Central Radio also argued that the requirement of obtaining a sign certificate before installing a sign was a prior restraint on free speech, and that the city selectively applied its sign code in a discriminatory manner.

A federal judge granted the city summary judgment, declaring that the sign code was a constitutional exercise of the city's regulatory authority.
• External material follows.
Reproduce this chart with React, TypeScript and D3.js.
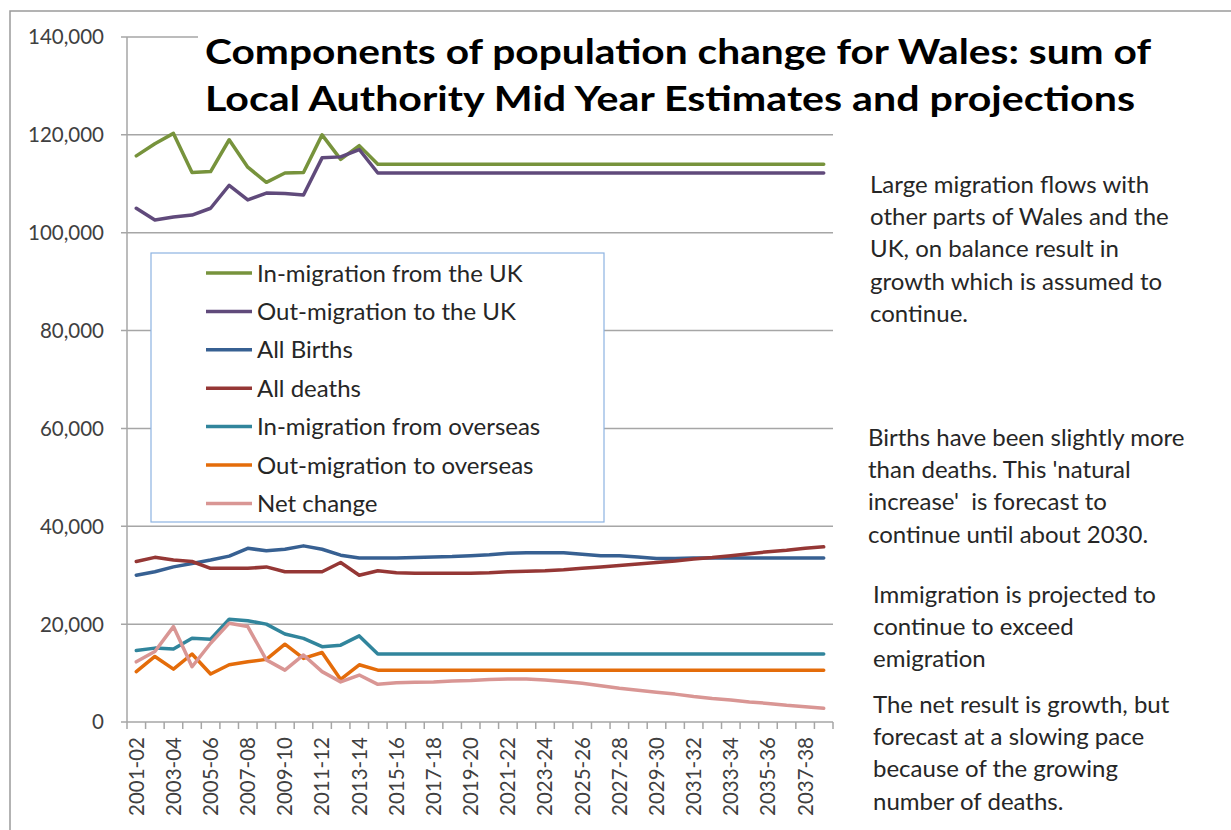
import React from "react";
import * as d3 from "d3";

const categories: string[] = [
  "2001-02","2002-03","2003-04","2004-05","2005-06","2006-07","2007-08","2008-09","2009-10","2010-11",
  "2011-12","2012-13","2013-14","2014-15","2015-16","2016-17","2017-18","2018-19","2019-20","2020-21",
  "2021-22","2022-23","2023-24","2024-25","2025-26","2026-27","2027-28","2028-29","2029-30","2030-31",
  "2031-32","2032-33","2033-34","2034-35","2035-36","2036-37","2037-38","2038-39",
];

const inMigrationUK: number[] = [
  115700,118200,120300,112300,112500,119000,113400,110300,112200,112300,
  120000,115000,117800,114000,114000,114000,114000,114000,114000,114000,
  114000,114000,114000,114000,114000,114000,114000,114000,114000,114000,
  114000,114000,114000,114000,114000,114000,114000,114000,
];
const outMigrationUK: number[] = [
  105000,102600,103200,103600,105000,109700,106700,108100,108000,107700,
  115300,115500,117000,112200,112200,112200,112200,112200,112200,112200,
  112200,112200,112200,112200,112200,112200,112200,112200,112200,112200,
  112200,112200,112200,112200,112200,112200,112200,112200,
];
const allBirths: number[] = [
  30000,30700,31700,32400,33100,33900,35500,35000,35300,36000,
  35300,34100,33500,33500,33500,33600,33700,33800,34000,34200,
  34500,34600,34600,34600,34300,34000,34000,33700,33400,33400,
  33500,33500,33500,33500,33500,33500,33500,33500,
];
const allDeaths: number[] = [
  32800,33650,33100,32800,31400,31400,31400,31700,30700,30700,
  30700,32600,30000,30900,30500,30400,30400,30400,30400,30500,
  30700,30800,30900,31100,31400,31700,32000,32300,32600,32900,
  33300,33600,34000,34400,34800,35100,35500,35800,
];
const inMigrationOverseas: number[] = [
  14600,15100,14900,17100,16900,21000,20700,20000,18000,17100,
  15400,15700,17600,13900,13900,13900,13900,13900,13900,13900,
  13900,13900,13900,13900,13900,13900,13900,13900,13900,13900,
  13900,13900,13900,13900,13900,13900,13900,13900,
];
const outMigrationOverseas: number[] = [
  10300,13400,10800,13900,9800,11700,12300,12800,15900,13000,
  14200,8700,11700,10600,10600,10600,10600,10600,10600,10600,
  10600,10600,10600,10600,10600,10600,10600,10600,10600,10600,
  10600,10600,10600,10600,10600,10600,10600,10600,
];
const netChange: number[] = [
  12300,14400,19500,11300,16100,20200,19500,12700,10600,13700,
  10300,8200,9600,7700,8000,8100,8200,8400,8500,8700,
  8800,8800,8600,8300,7900,7400,6900,6500,6100,5700,
  5200,4800,4500,4100,3800,3400,3100,2800,
];

const seriesNames: string[] = [
  "In-migration from the UK",
  "Out-migration to the UK",
  "All Births",
  "All deaths",
  "In-migration from overseas",
  "Out-migration to overseas",
  "Net change",
];
const seriesColors: string[] = ["#77933C", "#604A7B", "#376092", "#953735", "#31859C", "#E46C0A", "#D99694"];
const seriesValues: number[][] = [
  inMigrationUK, outMigrationUK, allBirths, allDeaths, inMigrationOverseas, outMigrationOverseas, netChange,
];

const yTicks: number[] = [0, 20000, 40000, 60000, 80000, 100000, 120000, 140000];

const titleLines: string[] = [
  "Components of population change for Wales: sum of",
  "Local Authority Mid Year Estimates and projections",
];
const titleWidths: number[] = [946, 930];
const noteBlocks: { lines: string[]; x: number; y: number }[] = [
  { lines: ["Large migration flows with", "other parts of Wales and the", "UK, on balance result in", "growth which is assumed to", "continue."], x: 870, y: 193 },
  { lines: ["Births have been slightly more", "than deaths. This 'natural", "increase'  is forecast to", "continue until about 2030."], x: 868, y: 446 },
  { lines: ["Immigration is projected to", "continue to exceed", "emigration"], x: 873, y: 603 },
  { lines: ["The net result is growth, but", "forecast at a slowing pace", "because of the growing", "number of deaths."], x: 873, y: 713 },
];

const FONT = "Lato, 'Open Sans', sans-serif";

export default function App() {
  const W = 1231, H = 830;
  const x = d3.scaleBand<string>().domain(categories).range([127, 833]).padding(0);
  const y = d3.scaleLinear().domain([0, 140000]).range([722, 37]);
  const cx = (c: string) => (x(c) as number) + x.bandwidth() / 2;
  const line = d3.line<number>().x((_, i) => cx(categories[i])).y((v) => y(v));
  const fmt = d3.format(",");

  const boundaries = categories.map((c) => x(c) as number).concat([833]);

  return (
    <svg width={W} height={H} style={{ position: "absolute", left: 0, top: 0, background: "#fff" }} fontFamily={FONT}>
      <rect x={0} y={0} width={W} height={H} fill="#fff" />
      <rect x={10} y={11} width={W + 20} height={H + 20} fill="none" stroke="#9a9a9a" strokeWidth={1.5} />

      {/* gridlines */}
      {yTicks.map((t) => (
        <line key={"g" + t} x1={121} x2={833} y1={y(t)} y2={y(t)} stroke="#a6a6a6" strokeWidth={1.5} />
      ))}
      {yTicks.map((t) => (
        <text key={"yl" + t} x={104} y={y(t)} dy="0.36em" textAnchor="end" fontSize={20.5} fill="#404040">
          {fmt(t)}
        </text>
      ))}
      {/* y axis */}
      <line x1={127} x2={127} y1={37} y2={722} stroke="#a6a6a6" strokeWidth={1.5} />
      {/* x ticks */}
      {boundaries.map((b, i) => (
        <line key={"xt" + i} x1={b} x2={b} y1={722} y2={729} stroke="#a6a6a6" strokeWidth={1.5} />
      ))}
      {categories.map((c, i) =>
        i % 2 === 0 ? (
          <text
            key={"xl" + c}
            transform={`translate(${cx(c)},737) rotate(-90)`}
            textAnchor="end"
            dy="0.36em"
            fontSize={20.5}
            fill="#404040"
          >
            {c}
          </text>
        ) : null
      )}

      {/* series */}
      {seriesValues.map((vals, k) => (
        <path key={"s" + k} d={line(vals) as string} fill="none" stroke={seriesColors[k]} strokeWidth={3.5} strokeLinejoin="round" strokeLinecap="round" />
      ))}

      {/* title */}
      <rect x={198} y={22} width={970} height={97} fill="#fff" />
      {titleLines.map((t, i) => (
        <text
          key={"t" + i}
          x={205}
          y={64 + i * 47}
          fontSize={34}
          fontWeight="bold"
          fill="#000"
          textLength={titleWidths[i]}
          lengthAdjust="spacingAndGlyphs"
        >
          {t}
        </text>
      ))}

      {/* legend */}
      <rect x={151} y={253} width={453} height={269} fill="#fff" stroke="#8db3e2" strokeWidth={1.2} />
      {seriesNames.map((n, k) => {
        const ly = 273 + k * 38.4;
        return (
          <g key={"lg" + k}>
            <line x1={206} x2={252} y1={ly} y2={ly} stroke={seriesColors[k]} strokeWidth={3.5} />
            <text x={257} y={ly} dy="0.36em" fontSize={24} fill="#262626">
              {n}
            </text>
          </g>
        );
      })}

      {/* notes */}
      {noteBlocks.map((b, bi) => (
        <g key={"nb" + bi}>
          {b.lines.map((l, li) => (
            <text key={li} x={b.x} y={b.y + li * 32.2} fontSize={24} fill="#262626" style={{ whiteSpace: "pre" }}>
              {l}
            </text>
          ))}
        </g>
      ))}
    </svg>
  );
}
The 4th Circuit affirmed, 2-1, Tuesday.

"The city enacted the sign code for several reasons, including to 'enhance and protect the physical appearance of all areas of the city,' and to 'reduce the distractions, obstructions and hazards to pedestrian and auto traffic caused by the excessive number, size or height, inappropriate types of illumination, indiscriminate placement or unsafe construction of signs,'" Judge Barbara Keenan wrote for the majority.
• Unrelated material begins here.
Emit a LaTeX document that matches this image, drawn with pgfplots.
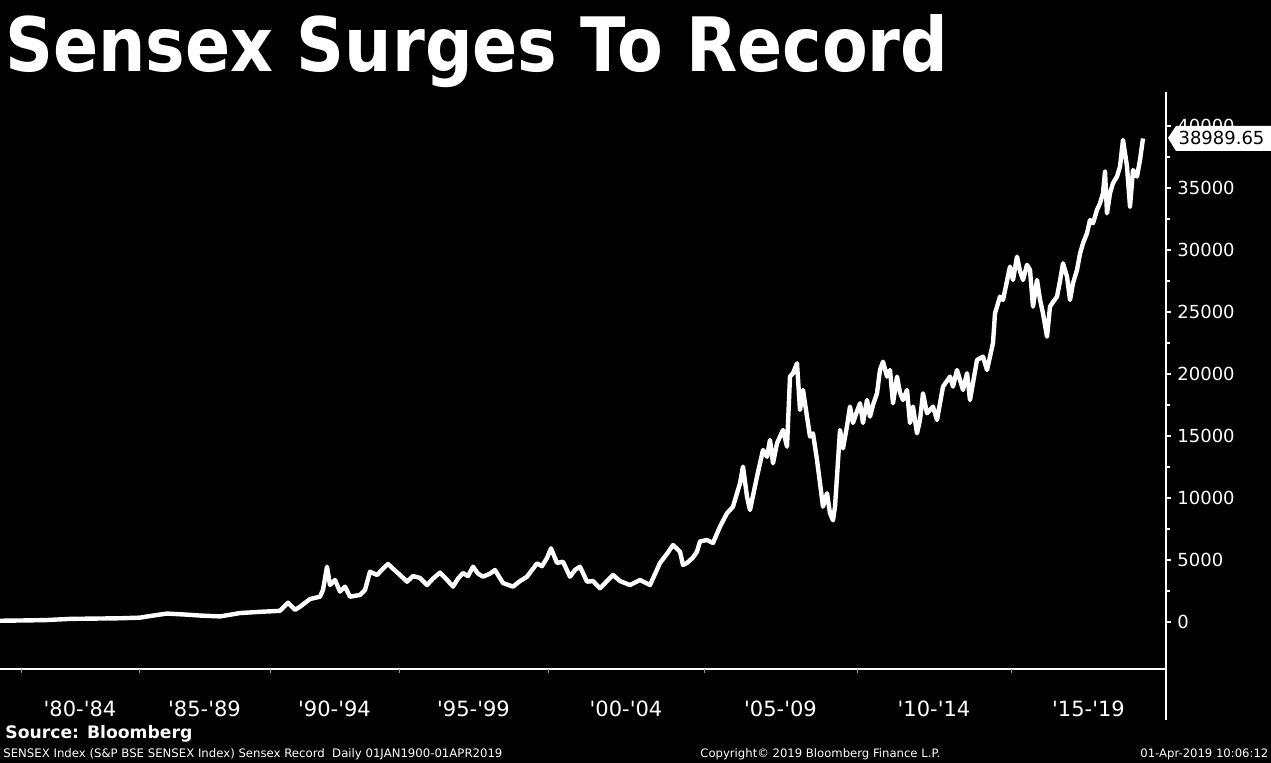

Those reasons constitute legitimate governmental reasons for restricting signs, and they were not content-restrictive, the court added.

"Upon our review, we agree with the District Court that the sign ordinance is a content-neutral restriction on speech that satisfies intermediate scrutiny, and we find no merit in the plaintiffs' other constitutional challenges," Keenan wrote.

Judge Roger Gregory dissented, saying the case involved key constitutional rights.

"This case implicates some of the most important values at the heart of our democracy: political speech challenging the government's seizure of private property - exactly the kind of taking that our Fifth Amendment protects against," Gregory wrote. "If a citizen cannot speak out against the king taking her land, I fear we abandon a core protection of our Constitution's First Amendment."

Wilson and Dickinson's attorney blasted the majority for upholding a blatant speech violation.

"Today's ruling allows the government to play favorites with the First Amendment by arbitrarily deciding who gets to speak and what they get to say," Michael Bindas, a senior attorney with the Institute for Justice, said in a statemet. "We will ask the U.S. Supreme Court to review the decision so that all citizens can be free to speak out on the issues that matter to them."

The appellate court's decision is an example of a court rubber-stamping an abusive government action, "merely deferring to the government, instead of engaging with the real facts of a case," Bindas said.

Wilson confirmed that he and Dickinson will pursue the case all the way to the U.S. Supreme Court.

"What the court has allowed is for the government to have an unfair advantage over its citizens anytime they try to speak out against it," Wilson said. "We will appeal to the Supreme Court because such a blatant violation of our basic constitutional rights cannot be allowed to stand."